**WHAT YOU HAVE TO DO**
Repeat the listing exactly as given, omitting every image.

%%

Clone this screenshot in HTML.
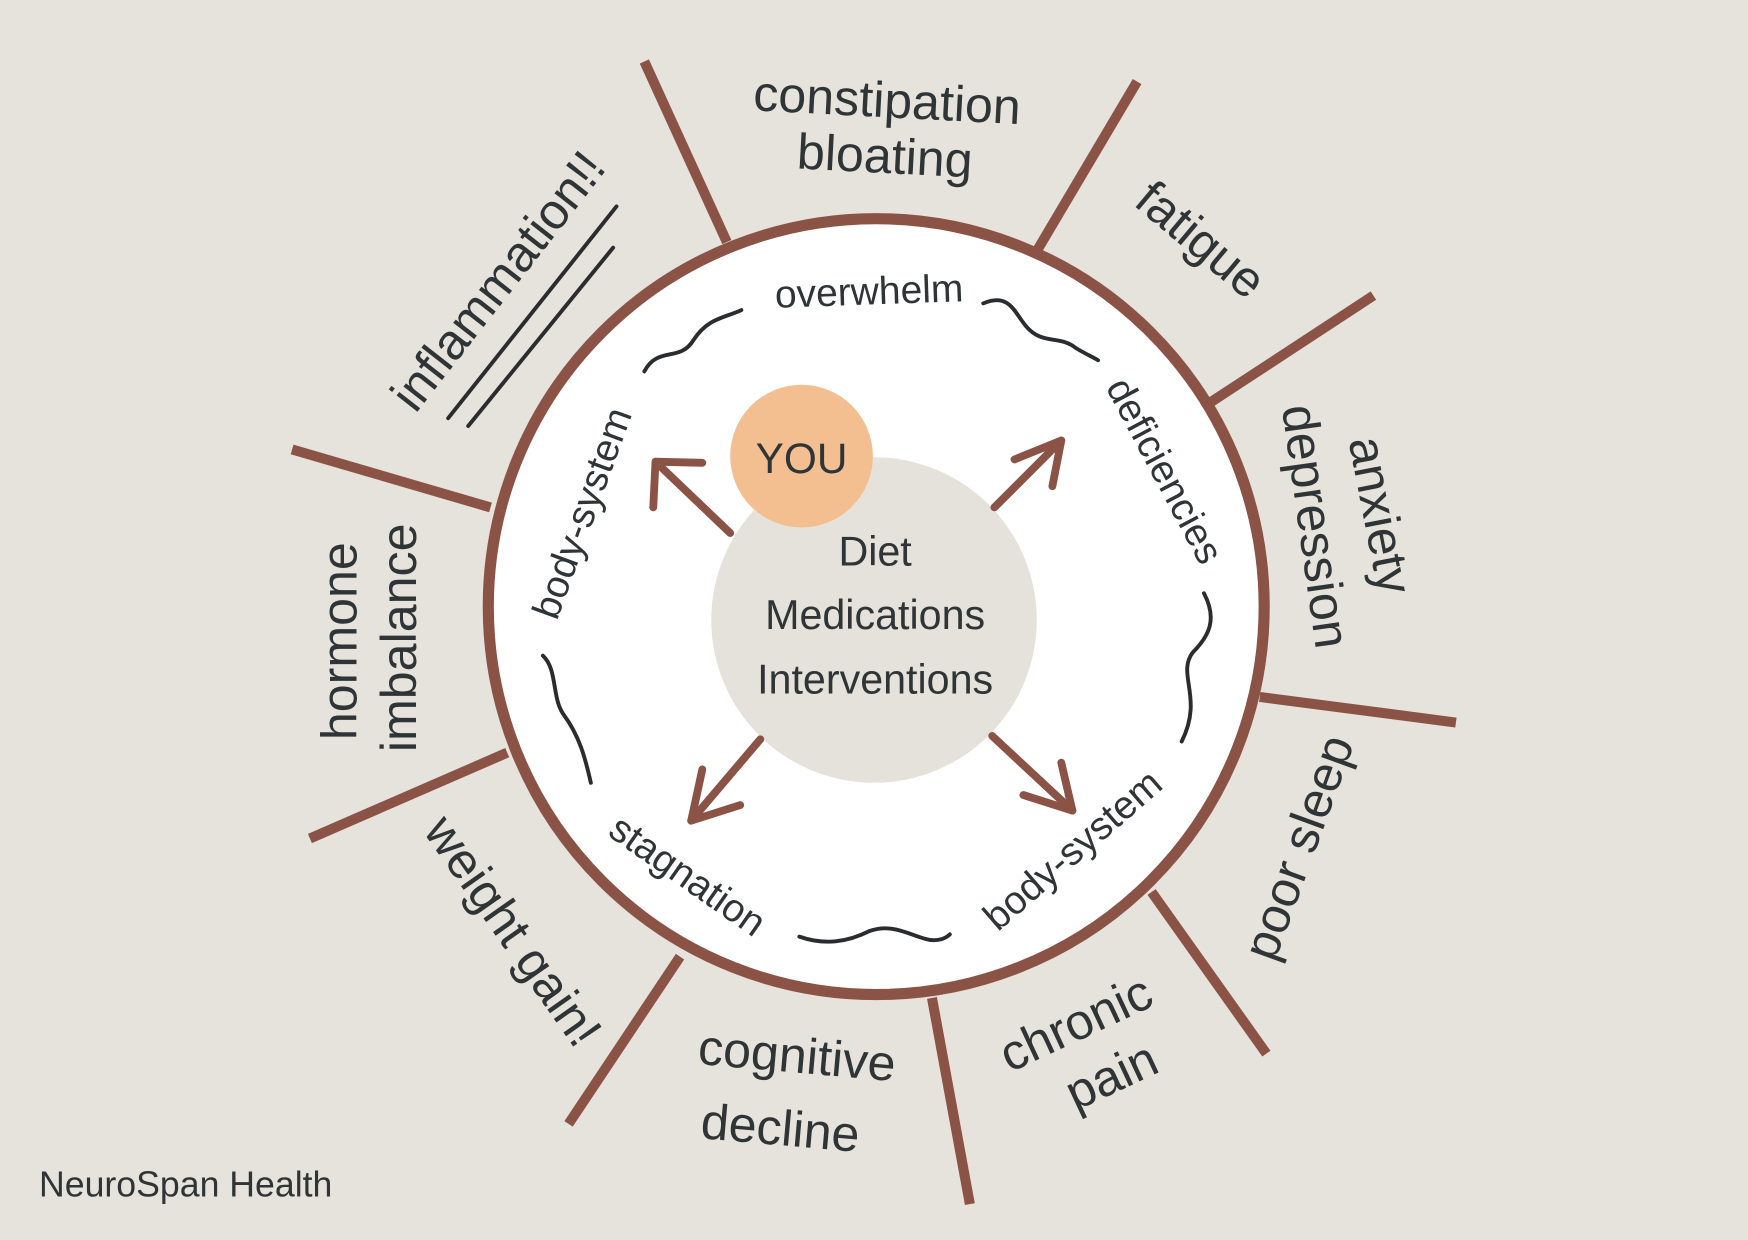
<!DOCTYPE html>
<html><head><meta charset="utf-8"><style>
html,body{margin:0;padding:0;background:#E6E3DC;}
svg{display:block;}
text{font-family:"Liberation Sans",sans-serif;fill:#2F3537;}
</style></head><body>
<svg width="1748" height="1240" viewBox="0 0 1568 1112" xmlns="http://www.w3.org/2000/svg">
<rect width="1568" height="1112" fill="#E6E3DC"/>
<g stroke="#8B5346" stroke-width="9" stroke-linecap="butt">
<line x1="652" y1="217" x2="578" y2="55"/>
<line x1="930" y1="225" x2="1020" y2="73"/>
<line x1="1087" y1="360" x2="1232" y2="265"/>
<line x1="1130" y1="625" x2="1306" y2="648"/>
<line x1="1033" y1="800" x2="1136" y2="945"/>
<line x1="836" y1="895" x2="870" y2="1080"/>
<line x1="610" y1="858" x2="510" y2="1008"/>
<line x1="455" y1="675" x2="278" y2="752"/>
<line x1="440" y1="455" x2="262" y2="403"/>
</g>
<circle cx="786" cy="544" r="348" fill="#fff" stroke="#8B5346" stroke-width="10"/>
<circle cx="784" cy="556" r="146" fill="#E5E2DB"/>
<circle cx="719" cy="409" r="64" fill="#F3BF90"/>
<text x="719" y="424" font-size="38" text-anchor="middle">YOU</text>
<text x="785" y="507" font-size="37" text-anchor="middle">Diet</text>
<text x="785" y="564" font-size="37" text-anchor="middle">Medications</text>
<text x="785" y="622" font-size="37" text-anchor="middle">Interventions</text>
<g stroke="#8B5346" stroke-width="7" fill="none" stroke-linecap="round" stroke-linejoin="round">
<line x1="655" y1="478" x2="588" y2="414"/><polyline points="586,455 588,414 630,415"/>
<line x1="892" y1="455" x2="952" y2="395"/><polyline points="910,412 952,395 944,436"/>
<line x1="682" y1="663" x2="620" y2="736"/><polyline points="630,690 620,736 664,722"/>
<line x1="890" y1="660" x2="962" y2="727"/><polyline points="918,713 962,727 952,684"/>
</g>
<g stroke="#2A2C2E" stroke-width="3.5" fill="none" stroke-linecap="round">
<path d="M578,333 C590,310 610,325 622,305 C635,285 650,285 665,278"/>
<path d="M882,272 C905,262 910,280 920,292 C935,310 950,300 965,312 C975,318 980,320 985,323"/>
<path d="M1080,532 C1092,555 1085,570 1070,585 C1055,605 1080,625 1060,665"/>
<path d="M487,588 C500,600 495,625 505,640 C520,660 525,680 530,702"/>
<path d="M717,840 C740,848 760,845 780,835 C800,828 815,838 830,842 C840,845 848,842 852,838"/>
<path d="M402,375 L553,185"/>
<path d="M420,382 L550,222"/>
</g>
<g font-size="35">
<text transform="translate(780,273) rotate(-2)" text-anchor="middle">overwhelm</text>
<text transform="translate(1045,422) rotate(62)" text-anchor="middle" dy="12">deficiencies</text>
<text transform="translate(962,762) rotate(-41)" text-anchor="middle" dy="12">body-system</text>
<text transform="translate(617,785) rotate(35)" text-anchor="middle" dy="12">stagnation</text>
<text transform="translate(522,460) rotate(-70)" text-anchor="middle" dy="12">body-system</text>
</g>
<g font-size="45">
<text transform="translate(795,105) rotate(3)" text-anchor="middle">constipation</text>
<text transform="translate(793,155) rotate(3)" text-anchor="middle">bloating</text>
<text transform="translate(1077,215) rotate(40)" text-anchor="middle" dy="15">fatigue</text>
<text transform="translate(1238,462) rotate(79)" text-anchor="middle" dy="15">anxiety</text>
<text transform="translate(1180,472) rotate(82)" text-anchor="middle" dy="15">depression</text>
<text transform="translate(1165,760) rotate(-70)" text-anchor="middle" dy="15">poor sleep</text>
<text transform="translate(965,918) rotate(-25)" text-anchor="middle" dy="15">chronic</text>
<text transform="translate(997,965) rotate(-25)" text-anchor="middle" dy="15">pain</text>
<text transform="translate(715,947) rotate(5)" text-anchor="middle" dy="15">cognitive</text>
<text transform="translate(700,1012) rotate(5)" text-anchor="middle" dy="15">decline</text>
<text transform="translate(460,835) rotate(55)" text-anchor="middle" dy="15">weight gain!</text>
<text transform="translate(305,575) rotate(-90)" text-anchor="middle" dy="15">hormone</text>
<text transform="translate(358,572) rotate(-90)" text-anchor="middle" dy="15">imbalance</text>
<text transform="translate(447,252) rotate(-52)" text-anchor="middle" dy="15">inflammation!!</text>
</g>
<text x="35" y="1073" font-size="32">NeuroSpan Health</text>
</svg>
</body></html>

%%

**RESULT BELOW**
Clone this screenshot in HTML.
<!DOCTYPE html>
<html><head><meta charset="utf-8"><style>
html,body{margin:0;padding:0;background:#E6E3DC;}
svg{display:block;}
text{font-family:"Liberation Sans",sans-serif;fill:#2F3537;}
</style></head><body>
<svg width="1748" height="1240" viewBox="0 0 1568 1112" xmlns="http://www.w3.org/2000/svg">
<rect width="1568" height="1112" fill="#E6E3DC"/>
<g stroke="#8B5346" stroke-width="9" stroke-linecap="butt">
<line x1="652" y1="217" x2="578" y2="55"/>
<line x1="930" y1="225" x2="1020" y2="73"/>
<line x1="1087" y1="360" x2="1232" y2="265"/>
<line x1="1130" y1="625" x2="1306" y2="648"/>
<line x1="1033" y1="800" x2="1136" y2="945"/>
<line x1="836" y1="895" x2="870" y2="1080"/>
<line x1="610" y1="858" x2="510" y2="1008"/>
<line x1="455" y1="675" x2="278" y2="752"/>
<line x1="440" y1="455" x2="262" y2="403"/>
</g>
<circle cx="786" cy="544" r="348" fill="#fff" stroke="#8B5346" stroke-width="10"/>
<circle cx="784" cy="556" r="146" fill="#E5E2DB"/>
<circle cx="719" cy="409" r="64" fill="#F3BF90"/>
<text x="719" y="424" font-size="38" text-anchor="middle">YOU</text>
<text x="785" y="507" font-size="37" text-anchor="middle">Diet</text>
<text x="785" y="564" font-size="37" text-anchor="middle">Medications</text>
<text x="785" y="622" font-size="37" text-anchor="middle">Interventions</text>
<g stroke="#8B5346" stroke-width="7" fill="none" stroke-linecap="round" stroke-linejoin="round">
<line x1="655" y1="478" x2="588" y2="414"/><polyline points="586,455 588,414 630,415"/>
<line x1="892" y1="455" x2="952" y2="395"/><polyline points="910,412 952,395 944,436"/>
<line x1="682" y1="663" x2="620" y2="736"/><polyline points="630,690 620,736 664,722"/>
<line x1="890" y1="660" x2="962" y2="727"/><polyline points="918,713 962,727 952,684"/>
</g>
<g stroke="#2A2C2E" stroke-width="3.5" fill="none" stroke-linecap="round">
<path d="M578,333 C590,310 610,325 622,305 C635,285 650,285 665,278"/>
<path d="M882,272 C905,262 910,280 920,292 C935,310 950,300 965,312 C975,318 980,320 985,323"/>
<path d="M1080,532 C1092,555 1085,570 1070,585 C1055,605 1080,625 1060,665"/>
<path d="M487,588 C500,600 495,625 505,640 C520,660 525,680 530,702"/>
<path d="M717,840 C740,848 760,845 780,835 C800,828 815,838 830,842 C840,845 848,842 852,838"/>
<path d="M402,375 L553,185"/>
<path d="M420,382 L550,222"/>
</g>
<g font-size="35">
<text transform="translate(780,273) rotate(-2)" text-anchor="middle">overwhelm</text>
<text transform="translate(1045,422) rotate(62)" text-anchor="middle" dy="12">deficiencies</text>
<text transform="translate(962,762) rotate(-41)" text-anchor="middle" dy="12">body-system</text>
<text transform="translate(617,785) rotate(35)" text-anchor="middle" dy="12">stagnation</text>
<text transform="translate(522,460) rotate(-70)" text-anchor="middle" dy="12">body-system</text>
</g>
<g font-size="45">
<text transform="translate(795,105) rotate(3)" text-anchor="middle">constipation</text>
<text transform="translate(793,155) rotate(3)" text-anchor="middle">bloating</text>
<text transform="translate(1077,215) rotate(40)" text-anchor="middle" dy="15">fatigue</text>
<text transform="translate(1238,462) rotate(79)" text-anchor="middle" dy="15">anxiety</text>
<text transform="translate(1180,472) rotate(82)" text-anchor="middle" dy="15">depression</text>
<text transform="translate(1165,760) rotate(-70)" text-anchor="middle" dy="15">poor sleep</text>
<text transform="translate(965,918) rotate(-25)" text-anchor="middle" dy="15">chronic</text>
<text transform="translate(997,965) rotate(-25)" text-anchor="middle" dy="15">pain</text>
<text transform="translate(715,947) rotate(5)" text-anchor="middle" dy="15">cognitive</text>
<text transform="translate(700,1012) rotate(5)" text-anchor="middle" dy="15">decline</text>
<text transform="translate(460,835) rotate(55)" text-anchor="middle" dy="15">weight gain!</text>
<text transform="translate(305,575) rotate(-90)" text-anchor="middle" dy="15">hormone</text>
<text transform="translate(358,572) rotate(-90)" text-anchor="middle" dy="15">imbalance</text>
<text transform="translate(447,252) rotate(-52)" text-anchor="middle" dy="15">inflammation!!</text>
</g>
<text x="35" y="1073" font-size="32">NeuroSpan Health</text>
</svg>
</body></html>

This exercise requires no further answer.